Here’s the ad in question:
Which goes to this jewel of a landing page (click to enlarge the awesomeness):
As you can see, they have managed to artfully insert their Adsense ads not only in the top-left money spot, but shove their own offering to the sidebar where Google feels their Adsense ads could acceptably go. Well played.
Guidelines Are Changing, Time to Get Over It
In the past I‘ve railed against the crap Google has looked the other way on, but lately I’m becoming a lot more pragmatic. As Aaron has pointed out time and time again, Google has different rules for different players, and Adwords is no different. The double standards are what they are, so if you have the ability (via brand recognition or relationships) to push the envelope on the advertiser guidelines you might as well do it.
The above is a great example of how to do arbitrage effectively in today’s guideline environment, and the risk that imitating them if you’re big enough and getting whacked is pretty low judging by the current state of Adwords policy suspensions (or lack thereof for big accounts). Google is currently much more likely to “work with you” to remove things they may have an issue with in the future than they have been in the past, so you might as well shoot for the stars.

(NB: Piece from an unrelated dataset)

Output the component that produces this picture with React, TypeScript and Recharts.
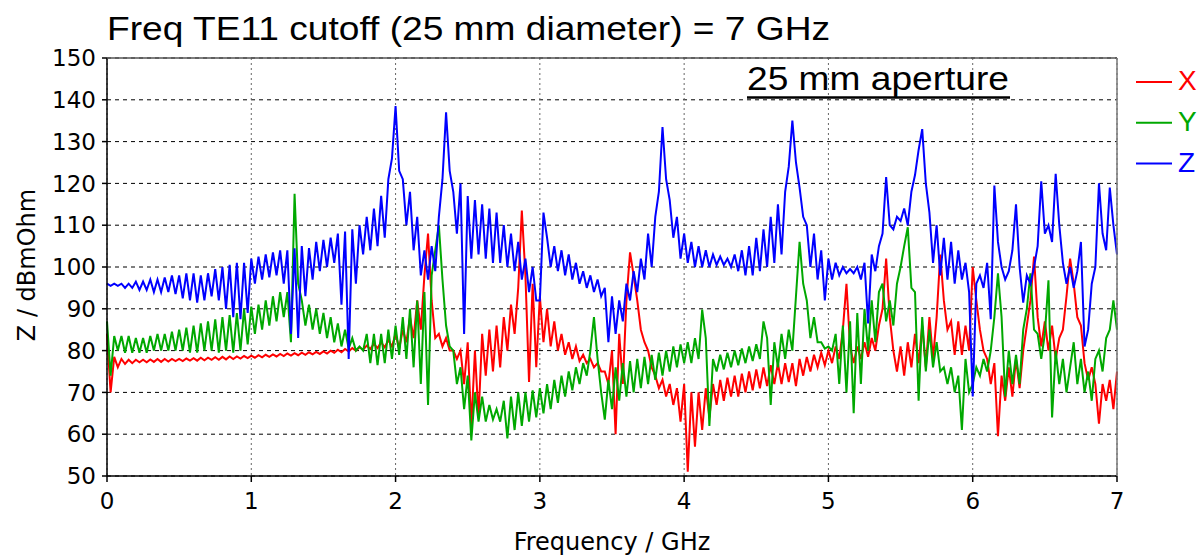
import React from 'react';
import { LineChart, Line, XAxis, YAxis, CartesianGrid } from 'recharts';

// frequency grid step in GHz (0 .. 7 GHz, 281 samples)
const FREQ_STEP = 0.025;

const X_TICKS = [0, 1, 2, 3, 4, 5, 6, 7];
const Y_TICKS = [50, 60, 70, 80, 90, 100, 110, 120, 130, 140, 150];

// X impedance, dBmOhm (one row = 0.25 GHz)
const X_DBMOHM = [
    84, 70, 78.5, 76, 78, 76.8, 77.8, 77, 77.8, 77.2,
    77.8, 77.2, 77.9, 77.3, 78, 77.3, 78, 77.4, 78, 77.5,
    78, 77.5, 78.1, 77.6, 78.2, 77.6, 78.3, 77.7, 78.3, 77.8,
    78.4, 77.8, 78.5, 77.9, 78.6, 78, 78.6, 78.1, 78.7, 78.2,
    78.8, 78.3, 78.9, 78.4, 79, 78.5, 79.1, 78.6, 79.2, 78.7,
    79.3, 78.8, 79.4, 78.9, 79.5, 79, 79.6, 79.1, 79.7, 79.2,
    79.8, 79.3, 80, 79.5, 80.2, 79.6, 80.4, 79.8, 80.6, 80,
    80.8, 80.2, 81.2, 80.4, 81.6, 80.6, 82, 80.8, 82.5, 81,
    84, 80.5, 85, 82, 88, 83, 92, 85, 98, 108,
    92, 83, 84, 81, 83, 80, 80, 78, 80, 72,
    82, 62, 80, 64, 84, 74, 85, 75, 86, 76,
    88, 80, 91, 84, 95, 113.5, 98, 72.5, 96, 76,
    93, 82, 90, 81, 87, 80, 84, 79, 82, 78,
    81, 77.5, 79, 77, 78, 76, 77, 75, 75, 72,
    80, 60, 84, 72, 92, 103.5, 98, 92, 85, 82,
    80, 76, 74, 71, 73, 69, 72, 67, 71, 63,
    72, 51, 70, 57, 70, 61, 71, 64, 72, 67,
    73, 68, 73.5, 69, 74, 69, 74.5, 70, 75, 70.5,
    75.5, 71, 76, 71.5, 76.5, 72, 77, 72, 77, 72.5,
    77, 71.5, 78, 74, 78.5, 75, 79, 76, 79.5, 76.5,
    80, 77, 81, 78, 85, 96, 81, 77, 81, 78,
    82, 78.5, 83, 80, 86, 90, 102, 88, 80, 75,
    81, 74, 82, 76, 84, 77, 86, 76, 88, 78,
    88, 103, 92, 85, 87, 79, 87, 79, 86, 80,
    100, 92, 85, 80, 78, 72, 77, 59.5, 74, 68,
    76, 69, 78, 71, 80, 86, 92, 102.5, 88, 81,
    87, 80, 86, 78, 83, 85, 93, 102, 96, 88,
    86, 77, 73, 76, 72, 62.5, 72, 68, 73, 66,
    75,
];

// Y impedance, dBmOhm
const Y_DBMOHM = [
    87, 74, 83.5, 80, 83.5, 79.5, 83.5, 79.5, 83, 79.5,
    83, 79.5, 83.5, 80, 84, 80, 84, 80, 84.5, 80,
    85, 80, 85.5, 79.5, 86, 79.5, 86.5, 80, 87, 80,
    87.5, 79.5, 88, 80, 88.5, 79.5, 89, 80, 90, 81.5,
    90.5, 84, 91, 85, 92, 86, 93, 87, 94, 88,
    94, 82, 117.5, 96, 92, 86, 91, 85, 90, 84,
    89, 83, 88, 82, 86.5, 81, 85, 80.5, 83, 80,
    81, 80, 84, 77, 84, 76.5, 84, 77, 85, 78,
    86, 79, 88, 78, 90, 76, 92, 72, 94, 67,
    98, 104, 110, 97, 86, 81, 80, 72, 76, 66,
    74, 58.5, 70, 63, 69, 63, 67, 63.5, 66, 63,
    68, 59, 69, 61, 70, 62, 70, 63, 70.5, 64,
    71, 65, 72, 66, 73, 67.5, 74, 69, 75, 70.5,
    76, 72, 77, 74, 80, 88, 78, 70, 63.5, 73,
    66, 76, 68, 77, 69, 77.5, 70, 78, 71, 78.5,
    72, 79, 73, 79.5, 74, 80, 75, 81, 76, 81.5,
    77, 82, 77, 83, 78, 89.8, 83, 62, 78, 75,
    79, 75.5, 79.5, 76, 80, 76.5, 80.5, 77, 81, 77.5,
    81.5, 78, 87, 83, 67, 82, 76, 84, 78, 85,
    80, 93, 106, 96, 92, 83, 88, 82, 82, 80.5,
    81, 80, 84, 72, 86, 70, 87, 65, 89, 72,
    90, 80, 92, 82, 94, 96, 87, 92, 86, 96,
    100, 105, 109.5, 95, 94, 68, 88, 75, 85, 76,
    82, 75, 76, 72, 76, 70, 74, 61, 78, 70,
    72, 76, 74, 78, 75, 80, 88, 98.5, 88, 69,
    80, 72, 79, 72, 85, 90, 98.5, 85, 84, 78,
    84, 96.8, 64, 80, 72, 78, 70, 76, 82, 72,
    78, 70, 75, 68, 78, 80, 75, 83, 85, 92,
    85,
];

// Z impedance, dBmOhm
const Z_DBMOHM = [
    96, 95.5, 96, 95.5, 96, 95, 96, 95, 96.5, 94.5,
    96.5, 94.5, 97, 94, 97, 94, 97.5, 94, 98, 93.5,
    98, 92.5, 98.5, 92, 98.5, 91.5, 98, 92, 98.5, 93,
    99.5, 92, 100, 90, 100.5, 88, 101, 87.5, 101, 89,
    102, 96, 102.5, 97, 103, 97.5, 103.5, 98, 104, 96,
    104, 84, 104.5, 83, 105, 93, 104.5, 97, 106, 99,
    106.5, 100, 107, 101, 108, 91, 108.5, 78, 109, 96,
    110, 103, 112, 104, 114, 105, 117, 107, 121, 126,
    138.5, 123, 121, 110, 118, 104, 112, 98, 104, 97,
    105, 99, 112, 121, 137, 123, 118, 108, 120, 84,
    117, 102, 116, 103, 115, 102, 114, 101, 113, 101,
    110, 100, 108, 99, 106, 97, 102, 94, 100, 92,
    92, 113, 107, 100, 105, 99, 104, 98, 103, 97,
    101, 96, 99, 95, 98, 94, 97, 93, 95, 82,
    93, 84, 92, 87, 96, 92, 99, 94, 102, 97,
    108, 100, 112, 118, 133.5, 121, 116, 107, 112, 102,
    108, 101, 106, 100, 105, 100, 104, 100, 103, 100.5,
    102.5, 100.5, 102, 100, 103, 99, 104, 98, 105, 98,
    107, 99, 109, 100, 112, 101, 115, 103, 118, 124,
    135, 125, 119, 112, 110, 100, 108, 97, 104, 92,
    102, 97, 101, 98, 100, 98.5, 99.5, 98.5, 100, 97,
    101, 86.5, 103, 99, 105, 108, 121.5, 110, 109, 112,
    111, 114, 110, 118, 122, 128, 133, 120, 113, 101,
    110, 98, 107, 97, 106, 96, 104, 97, 101, 94,
    69, 96, 98, 95, 101, 87.5, 119.5, 106, 100, 97,
    99, 104, 115, 100, 91.5, 98, 96, 100, 105, 120.5,
    108, 110, 106, 122.3, 110, 101, 96, 100, 95, 99,
    106, 81, 85, 96, 100, 120, 108, 104, 119, 110,
    103,
];

const SERIES = [
    { key: 'x', name: 'X', color: '#ff0000' },
    { key: 'y', name: 'Y', color: '#00a800' },
    { key: 'z', name: 'Z', color: '#0000ff' },
];

const data = Z_DBMOHM.map((z, i) => ({
    f: Number((i * FREQ_STEP).toFixed(3)),
    x: X_DBMOHM[i],
    y: Y_DBMOHM[i],
    z,
}));

const axisFont = { fontFamily: '"DejaVu Sans", sans-serif', fontSize: 23, fill: '#000' };
const textFont = '"Liberation Sans", Arial, sans-serif';

export default function App() {
    return (
        <div style={{ position: 'absolute', left: 0, top: 0, width: 1197, height: 556, background: '#fff' }}>
            <LineChart
                width={1197}
                height={556}
                data={data}
                margin={{ top: 58, right: 80, bottom: 40, left: 47 }}
            >
                <CartesianGrid vertical={false} stroke="#000" strokeDasharray="4 4" />
                <CartesianGrid horizontal={false} stroke="#666" strokeDasharray="2 3" />
                <XAxis
                    type="number"
                    dataKey="f"
                    domain={[0, 7]}
                    ticks={X_TICKS}
                    height={40}
                    tick={axisFont}
                    tickSize={6}
                    tickMargin={11}
                    stroke="#000"
                    strokeWidth={1.5}
                />
                <YAxis
                    type="number"
                    domain={[50, 150]}
                    ticks={Y_TICKS}
                    width={60}
                    tick={axisFont}
                    tickSize={5}
                    tickMargin={6}
                    stroke="#000"
                    strokeWidth={1.5}
                    allowDataOverflow
                />
                {SERIES.map((s) => (
                    <Line
                        key={s.key}
                        type="linear"
                        dataKey={s.key}
                        name={s.name}
                        stroke={s.color}
                        strokeWidth={2}
                        dot={false}
                        isAnimationActive={false}
                    />
                ))}
            </LineChart>

            {/* title, annotation, legend, axis labels, plot frame */}
            <svg
                width={1197}
                height={556}
                style={{ position: 'absolute', left: 0, top: 0, pointerEvents: 'none' }}
            >
                <line x1={107} y1={58} x2={1117} y2={58} stroke="#555" strokeWidth={1.5} />
                <line x1={1117} y1={58} x2={1117} y2={476} stroke="#777" strokeWidth={1.5} />

                <text x={107} y={40} fontFamily={textFont} fontSize={33} textLength={723} lengthAdjust="spacingAndGlyphs">
                    Freq TE11 cutoff (25 mm diameter) = 7 GHz
                </text>

                <text x={747} y={90} fontFamily={textFont} fontSize={33} textLength={262} lengthAdjust="spacingAndGlyphs">
                    25 mm aperture
                </text>
                <line x1={747} y1={97.5} x2={1010} y2={97.5} stroke="#000" strokeWidth={2.5} />

                {SERIES.map((s, i) => (
                    <g key={s.key}>
                        <line x1={1136} y1={82 + i * 40.8} x2={1172} y2={82 + i * 40.8} stroke={s.color} strokeWidth={2} />
                        <text x={1178} y={90 + i * 41} fontFamily={textFont} fontSize={28} fill={s.color}>
                            {s.name}
                        </text>
                    </g>
                ))}

                <text x={612} y={550} textAnchor="middle" {...axisFont} fontSize={24}>
                    Frequency / GHz
                </text>
                <text transform="translate(35,265) rotate(-90)" textAnchor="middle" {...axisFont} fontSize={24}>
                    Z / dBmOhm
                </text>
            </svg>
        </div>
    );
}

Of course, this model isn’t going to sustainably work for smaller, independent players without brands or businesses that suddenly launch out of nowhere on a mission to arbitrage as many Adwords clicks as they can: They’ll see you coming a mile away if you go from ‘zero to hero’ with a brand new site, but established brands who have Adwords account teams and a long-standing Adwords track record can leverage whatever ROI-maximizing opportunities Google drops in their lap.